++++ DATA ++++
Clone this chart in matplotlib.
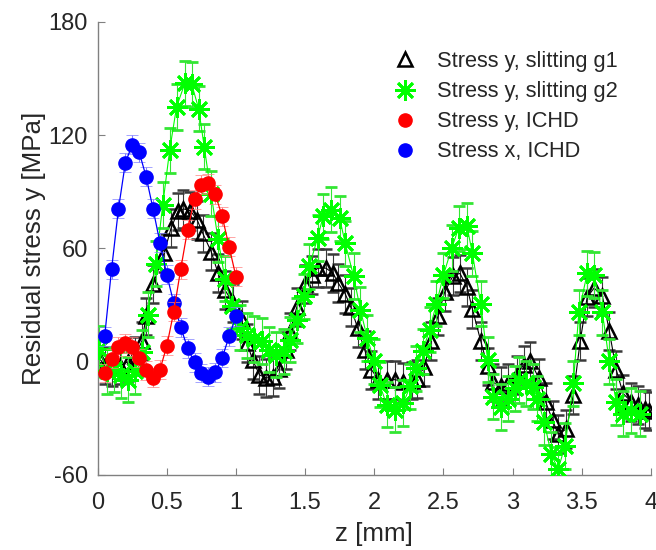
import matplotlib
matplotlib.use("Agg")
import matplotlib.pyplot as plt
from matplotlib.lines import Line2D
import numpy as np

plt.rcParams['font.family'] = ['Liberation Sans', 'DejaVu Sans']
plt.rcParams['axes.unicode_minus'] = False

# ---- data ----
g1_z = [0.00, 0.05, 0.10, 0.16, 0.22, 0.27, 0.32, 0.35, 0.40, 0.48, 0.53, 0.58, 0.62, 0.67,
        0.72, 0.76, 0.82, 0.87, 0.92, 0.98, 1.04, 1.08, 1.12, 1.17, 1.22, 1.27, 1.31, 1.36,
        1.39, 1.44, 1.50, 1.55, 1.59, 1.65, 1.70, 1.74, 1.79, 1.83, 1.88, 1.93, 1.98, 2.03,
        2.09, 2.15, 2.21, 2.27, 2.31, 2.36, 2.41, 2.46, 2.51, 2.57, 2.62, 2.67, 2.71, 2.77,
        2.82, 2.86, 2.92, 2.97, 3.03, 3.08, 3.13, 3.19, 3.24, 3.29, 3.33, 3.39, 3.44, 3.49,
        3.54, 3.59, 3.65, 3.70, 3.75, 3.80, 3.86, 3.91, 3.96, 3.99]
g1_s = [3, -2, -3, -2, 0, 3, 11, 24, 41, 57.5, 70.7, 79.6, 81, 80,
        75, 68, 58.4, 47, 38, 31, 22, 10, 1, -7, -8.6, -8, -4, 6,
        16, 29, 41, 46, 49.6, 49.6, 47, 41.6, 36, 29, 17.8, 6.4, -4.2, -9.5,
        -9.5, -9.5, -10.5, -10, -9, -3, 11, 24, 37, 45.6, 46.8, 39.7, 28, 11,
        -2.5, -11, -13, -11.4, -6.9, -1.6, 0.2, -8.7, -21.3, -31, -38.4, -35.6, -17.7, 11,
        34.2, 39, 35, 16.3, -4.2, -16.8, -21.3, -23, -24.9, -26]
g1_err = 10

g2_z = [0.01, 0.07, 0.12, 0.17, 0.22, 0.27, 0.32, 0.36, 0.42, 0.47, 0.52, 0.57, 0.63, 0.68,
        0.73, 0.77, 0.82, 0.87, 0.92, 0.97, 1.03, 1.08, 1.13, 1.19, 1.24, 1.29, 1.35, 1.39,
        1.44, 1.49, 1.53, 1.59, 1.63, 1.69, 1.75, 1.79, 1.85, 1.90, 1.95, 2.00, 2.04, 2.09,
        2.15, 2.21, 2.26, 2.30, 2.35, 2.40, 2.45, 2.50, 2.56, 2.61, 2.67, 2.71, 2.77, 2.82,
        2.86, 2.92, 2.97, 3.02, 3.05, 3.10, 3.15, 3.18, 3.23, 3.28, 3.33, 3.38, 3.44, 3.48,
        3.54, 3.59, 3.65, 3.70, 3.75, 3.80, 3.86, 3.92]
g2_s = [7, -5, -4, -7, -9.5, -5, 5, 25, 52, 83, 112, 135, 147.5, 147,
        134, 114, 89, 65, 44, 29.6, 18, 14, 12, 11, 6.4, 3.7, 5.5, 11.6,
        22, 34.6, 50.5, 65.5, 77, 80.5, 76, 62.8, 45.5, 27.5, 12.5, 0.2, -12.2, -22.8,
        -25.4, -21.9, -13, -3.5, 5.5, 17, 30.7, 45.8, 60.2, 70.7, 71.9, 57.5, 30.7, 1.1,
        -18.6, -24, -19.5, -14.1, -9.6, -11.4, -13.2, -19.5, -32, -49, -57, -44.6, -11.4, 26.2,
        46.8, 45.9, 26.2, 0.2, -21.3, -27.5, -26, -27.5]
g2_err = 12

ichd_z = [0.05, 0.10, 0.15, 0.20, 0.25, 0.30, 0.35, 0.40, 0.45, 0.50,
          0.55, 0.60, 0.65, 0.70, 0.75, 0.80, 0.85, 0.90, 0.95, 1.00]
ichd_sy = [-6, 1.5, 8, 9.8, 8, 2, -4.5, -8.5, -4.2, 8.5,
           26.6, 49, 70, 86, 93.7, 94.6, 88.7, 77, 61, 45]
ichd_sx = [13.4, 49, 81, 105.5, 115, 111, 98, 81, 63, 46,
           31, 18.3, 7.2, -0.4, -6, -8, -5.6, 2, 13.4, 24]
ichd_err = 5

labels = ['Stress y, slitting g1', 'Stress y, slitting g2',
          'Stress y, ICHD', 'Stress x, ICHD']

# ---- plot ----
fig = plt.figure(figsize=(6.56, 5.5), dpi=100)
ax = fig.add_axes([0.149, 0.1364, 0.843, 0.8236])


def eb(x, y, err, color, ecol, capcol, **kw):
    h = ax.errorbar(x, y, yerr=err, color=color, ecolor=ecol, elinewidth=0.8,
                    capsize=4, capthick=0.5, **kw)
    for c in h[1]:
        c.set_color(capcol)
    return h


eb(g1_z, g1_s, g1_err, 'black', '#3a3a3a', '#b8b8b8', lw=0.8,
   marker='^', ms=10, mfc='none', mec='black', mew=1.8, zorder=2)
eb(g2_z, g2_s, g2_err, '#00ff00', '#33e633', '#b0f5b0', lw=0.8,
   marker=(8, 2, 0), ms=15, mec='#00ff00', mew=2, zorder=3)
eb(ichd_z, ichd_sx, ichd_err, '#0000ff', '#8080ff', '#c8c8ff', lw=0.9,
   marker='o', ms=9.5, mfc='#0000ff', mec='#0000ff', zorder=4)
eb(ichd_z, ichd_sy, ichd_err, '#ff0000', '#ff8080', '#ffc8c8', lw=0.9,
   marker='o', ms=9.5, mfc='#ff0000', mec='#ff0000', zorder=5)

ax.set_xlim(0, 4)
ax.set_ylim(-60, 180)
ax.set_xticks(np.arange(0, 4.01, 0.5))
ax.set_xticklabels(['0', '0.5', '1', '1.5', '2', '2.5', '3', '3.5', '4'])
ax.set_yticks([-60, 0, 60, 120, 180])

for s in ['top', 'right']:
    ax.spines[s].set_visible(False)
for s in ['left', 'bottom']:
    ax.spines[s].set_color('#808080')
    ax.spines[s].set_linewidth(1.0)
ax.tick_params(direction='in', length=5, width=0.8, color='#808080',
               labelsize=17, labelcolor='#262626')
ax.tick_params(axis='y', pad=7)
ax.tick_params(axis='x', pad=12)

ax.set_xlabel('z [mm]', fontsize=18.7, color='#262626', labelpad=6)
ax.set_ylabel('Residual stress y [MPa]', fontsize=18.7, color='#262626', labelpad=2)

leg_handles = [
    Line2D([], [], ls='none', marker='^', ms=10, mfc='none', mec='black', mew=1.8),
    Line2D([], [], ls='none', marker=(8, 2, 0), ms=15, mec='#00ff00', mew=2),
    Line2D([], [], ls='none', marker='o', ms=9.5, mfc='#ff0000', mec='#ff0000'),
    Line2D([], [], ls='none', marker='o', ms=9.5, mfc='#0000ff', mec='#0000ff'),
]
fig.legend(leg_handles, labels, loc='upper left', bbox_to_anchor=(394 / 656, 1 - 51 / 550),
           frameon=False, fontsize=15.7, handlelength=1.0, handletextpad=0.97,
           labelspacing=0.42, borderpad=0, borderaxespad=0, labelcolor='#262626')

fig.savefig('out.png', dpi=100)
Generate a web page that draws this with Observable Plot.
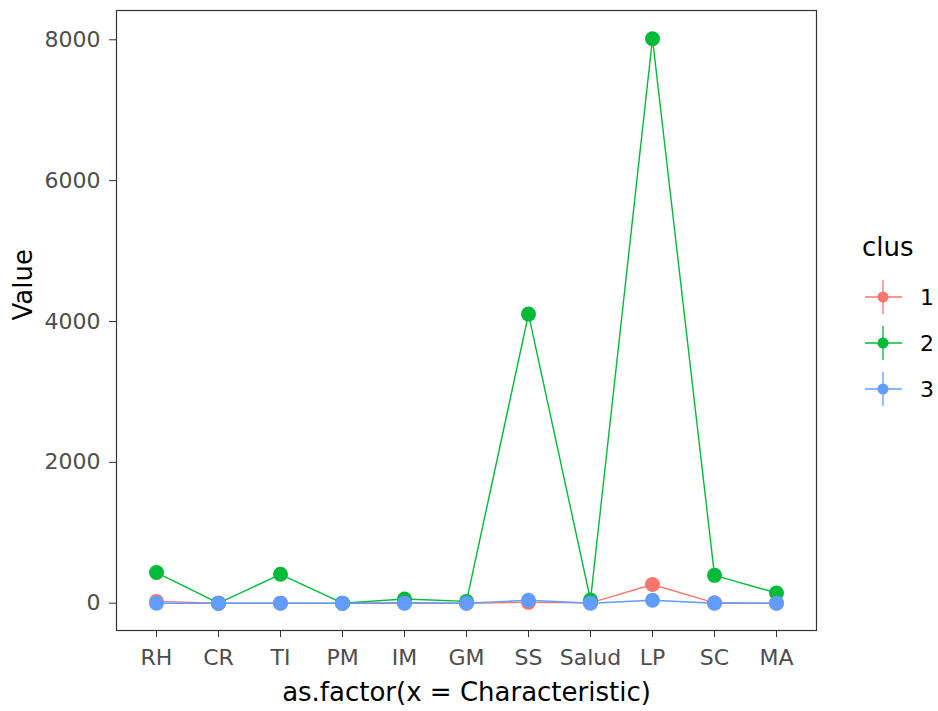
<!DOCTYPE html>
<html><head><meta charset="utf-8">
<script src="https://cdn.jsdelivr.net/npm/d3@7"></script>
<script src="https://cdn.jsdelivr.net/npm/@observablehq/plot@0.6"></script>
<style>
body{margin:0;background:#fff;}
#wrap{position:relative;width:938px;height:711px;font-family:"DejaVu Sans",sans-serif;background:#fff;}
#legend{position:absolute;left:850px;top:220px;}
</style></head><body><div id="wrap"></div>
<script>
const categories = ["RH","CR","TI","PM","IM","GM","SS","Salud","LP","SC","MA"];
const clusters = ["1","2","3"];
const colors = ["#F8766D","#00BA38","#619CFF"];
const clus1 = [25, 0, 0, 0, 5, 0, 12, 5, 265, 5, 0];
const clus2 = [435, 0, 410, 0, 60, 25, 4105, 45, 8015, 395, 145];
const clus3 = [0, 0, 0, 0, 0, 0, 42, 0, 42, 0, 0];
const yTicks = [0, 2000, 4000, 6000, 8000];
const xTitle = "as.factor(x = Characteristic)";
const yTitle = "Value";
const legendTitle = "clus";

const data = [];
[clus1, clus2, clus3].forEach((vals, i) =>
  vals.forEach((v, j) => data.push({x: categories[j], y: v, clus: clusters[i]})));

const plot = Plot.plot({
  width: 938, height: 711,
  marginLeft: 116, marginRight: 122, marginTop: 10, marginBottom: 81,
  style: {fontFamily: "DejaVu Sans", background: "#fff"},
  x: {type: "point", domain: categories, padding: 0.6},
  y: {domain: [-388, 8416]},
  color: {domain: clusters, range: colors},
  marks: [
    Plot.axisY({ticks: yTicks, tickFormat: d => String(d), tickSize: 7, tickPadding: 9, fontSize: 22, fill: "#4d4d4d", stroke: "#333", label: null}),
    Plot.axisX({tickSize: 7, tickPadding: 12, fontSize: 22, fill: "#4d4d4d", stroke: "#333", label: null}),
    Plot.line(data, {x: "x", y: "y", stroke: "clus", strokeWidth: 1.4}),
    Plot.dot(data, {x: "x", y: "y", fill: "clus", r: 7.5}),
    Plot.frame({stroke: "#333", strokeWidth: 1.2}),
    Plot.text([yTitle], {frameAnchor: "left", rotate: -90, dx: -93, fontSize: 26, fill: "black"}),
    Plot.text([xTitle], {frameAnchor: "bottom", dy: 62, fontSize: 26, fill: "black", lineAnchor: "middle"})
  ]
});
document.getElementById("wrap").appendChild(plot);

// legend
const lg = d3.select("#wrap").append("svg").attr("id", "legend")
  .attr("width", 88).attr("height", 190)
  .style("font-family", "DejaVu Sans");
lg.append("text").attr("x", 12).attr("y", 27).attr("dominant-baseline", "central")
  .attr("font-size", 26).attr("fill", "black").text(legendTitle);
clusters.forEach((c, i) => {
  const cy = 77 + i * 46;
  const g = lg.append("g");
  g.append("line").attr("x1", 15).attr("x2", 52).attr("y1", cy).attr("y2", cy).attr("stroke", colors[i]).attr("stroke-width", 1.3);
  g.append("line").attr("x1", 33).attr("x2", 33).attr("y1", cy - 17).attr("y2", cy + 17).attr("stroke", colors[i]).attr("stroke-width", 1.3);
  g.append("circle").attr("cx", 33).attr("cy", cy).attr("r", 5.5).attr("fill", colors[i]);
  g.append("text").attr("x", 70).attr("y", cy).attr("dominant-baseline", "central")
    .attr("font-size", 22).attr("fill", "black").text(c);
});
</script></body></html>
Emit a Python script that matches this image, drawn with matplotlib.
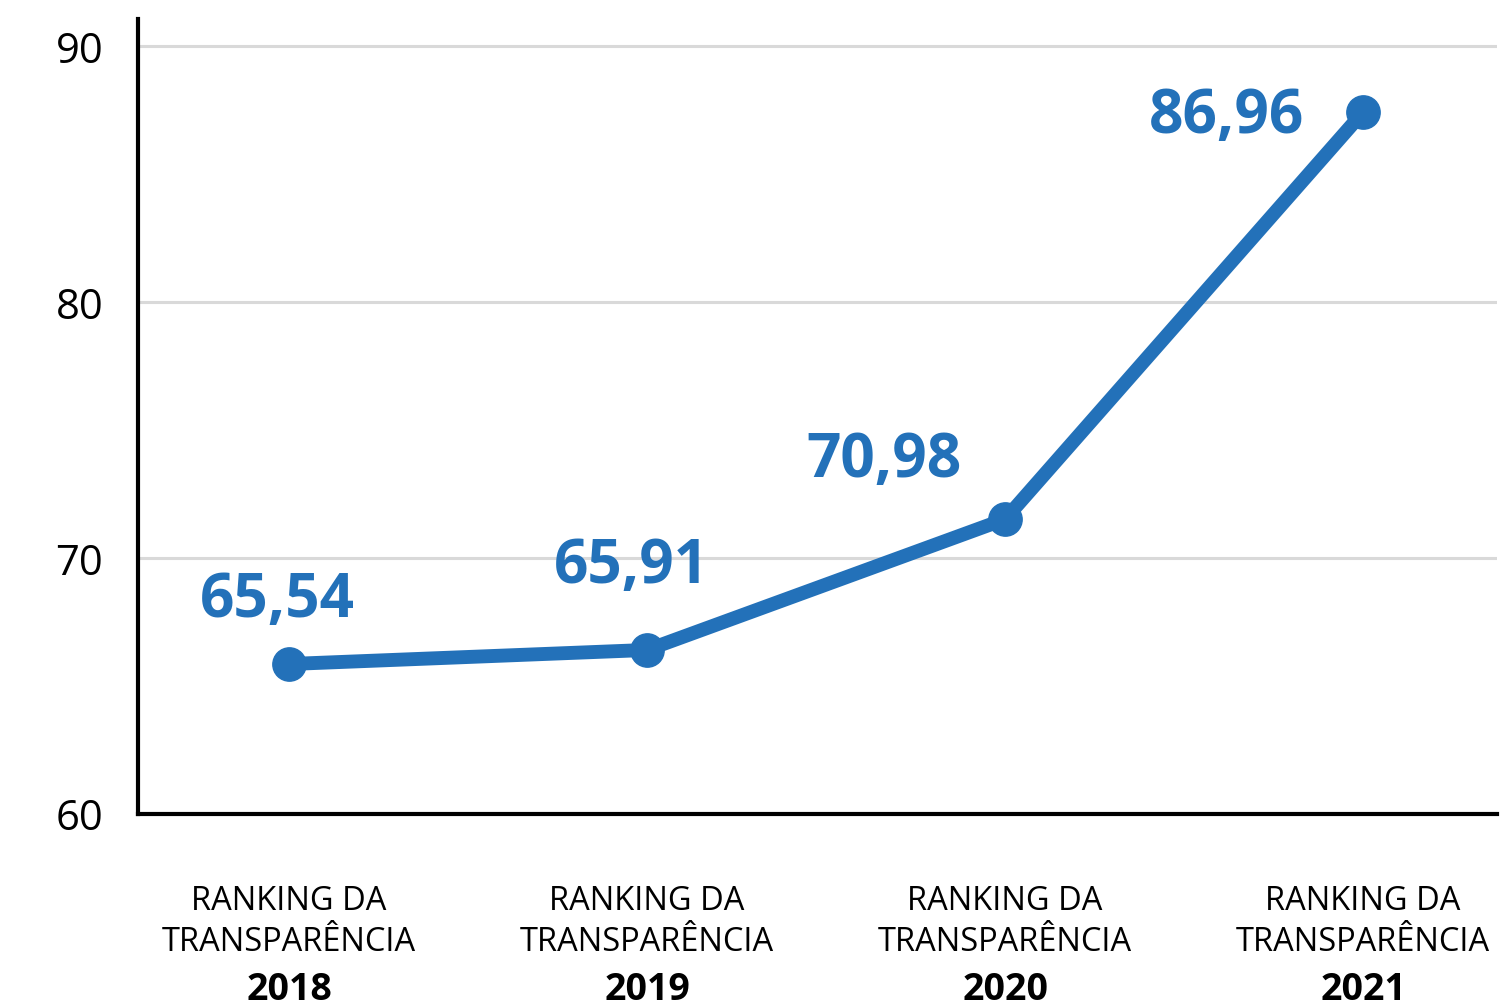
import matplotlib
matplotlib.use("Agg")
import matplotlib.pyplot as plt

plt.rcParams["font.family"] = ["Open Sans", "DejaVu Sans"]

# values as drawn on the chart, and the labels printed beside them
years = ["2018", "2019", "2020", "2021"]
scores = [65.84, 66.39, 71.50, 87.40]
score_labels = ["65,54", "65,91", "70,98", "86,96"]
cat_line1 = "RANKING DA"
cat_line2 = "TRANSPARÊNCIA"
yticks = [60, 70, 80, 90]

BLUE = "#2371b9"

fig = plt.figure(figsize=(15.05, 10.04), dpi=100)
ax = fig.add_axes([138 / 1505, 1 - 814.5 / 1004, (1497 - 138) / 1505, (814.5 - 20) / 1004])

x = list(range(len(years)))
ax.plot(x, scores, color=BLUE, lw=10, marker="o", ms=24,
        solid_capstyle="round", zorder=3)

ax.set_xlim(-0.422, 3.374)
ax.set_ylim(60, 91.04)
ax.set_yticks(yticks)
ax.set_yticklabels([str(v) for v in yticks], fontsize=30)
ax.tick_params(axis="y", length=0, pad=25)
ax.set_xticks([])
ax.grid(axis="y", color="#d9d9d9", lw=2.2)
ax.set_axisbelow(True)
for s in ("top", "right"):
    ax.spines[s].set_visible(False)
for s in ("left", "bottom"):
    ax.spines[s].set_linewidth(3)
    ax.spines[s].set_color("black")

# value labels, offsets in pixels relative to each point
offsets = [(-12, 48), (-16, 68), (-121, 43), (-137, -20)]
for xi, yi, lab, (dx, dy) in zip(x, scores, score_labels, offsets):
    ax.annotate(lab, xy=(xi, yi), xytext=(dx, dy), textcoords="offset pixels",
                ha="center", va="baseline", fontsize=43.4, fontweight="bold",
                color=BLUE)

# category labels under the axis
for xi, yr in zip(x, years):
    kw = dict(xy=(xi, 0), xycoords=("data", "axes fraction"),
              textcoords="offset pixels", ha="center", va="baseline",
              color="black", annotation_clip=False)
    ax.annotate(cat_line1, xytext=(0, -95.5), fontsize=23.5, **kw)
    ax.annotate(cat_line2, xytext=(0, -136.5), fontsize=23.5, **kw)
    ax.annotate(yr, xytext=(0, -185.5), fontsize=27, fontweight="bold", **kw)

fig.savefig("out.png", dpi=100)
++++
-- PROMPT --
Return only the lines running from the start of the entries above to the line that contains "g1_err = 10", inclusive, and omit every picture.

-- OUTPUT FOR THIS TASK --
Clone this chart in matplotlib.
import matplotlib
matplotlib.use("Agg")
import matplotlib.pyplot as plt
from matplotlib.lines import Line2D
import numpy as np

plt.rcParams['font.family'] = ['Liberation Sans', 'DejaVu Sans']
plt.rcParams['axes.unicode_minus'] = False

# ---- data ----
g1_z = [0.00, 0.05, 0.10, 0.16, 0.22, 0.27, 0.32, 0.35, 0.40, 0.48, 0.53, 0.58, 0.62, 0.67,
        0.72, 0.76, 0.82, 0.87, 0.92, 0.98, 1.04, 1.08, 1.12, 1.17, 1.22, 1.27, 1.31, 1.36,
        1.39, 1.44, 1.50, 1.55, 1.59, 1.65, 1.70, 1.74, 1.79, 1.83, 1.88, 1.93, 1.98, 2.03,
        2.09, 2.15, 2.21, 2.27, 2.31, 2.36, 2.41, 2.46, 2.51, 2.57, 2.62, 2.67, 2.71, 2.77,
        2.82, 2.86, 2.92, 2.97, 3.03, 3.08, 3.13, 3.19, 3.24, 3.29, 3.33, 3.39, 3.44, 3.49,
        3.54, 3.59, 3.65, 3.70, 3.75, 3.80, 3.86, 3.91, 3.96, 3.99]
g1_s = [3, -2, -3, -2, 0, 3, 11, 24, 41, 57.5, 70.7, 79.6, 81, 80,
        75, 68, 58.4, 47, 38, 31, 22, 10, 1, -7, -8.6, -8, -4, 6,
        16, 29, 41, 46, 49.6, 49.6, 47, 41.6, 36, 29, 17.8, 6.4, -4.2, -9.5,
        -9.5, -9.5, -10.5, -10, -9, -3, 11, 24, 37, 45.6, 46.8, 39.7, 28, 11,
        -2.5, -11, -13, -11.4, -6.9, -1.6, 0.2, -8.7, -21.3, -31, -38.4, -35.6, -17.7, 11,
        34.2, 39, 35, 16.3, -4.2, -16.8, -21.3, -23, -24.9, -26]
g1_err = 10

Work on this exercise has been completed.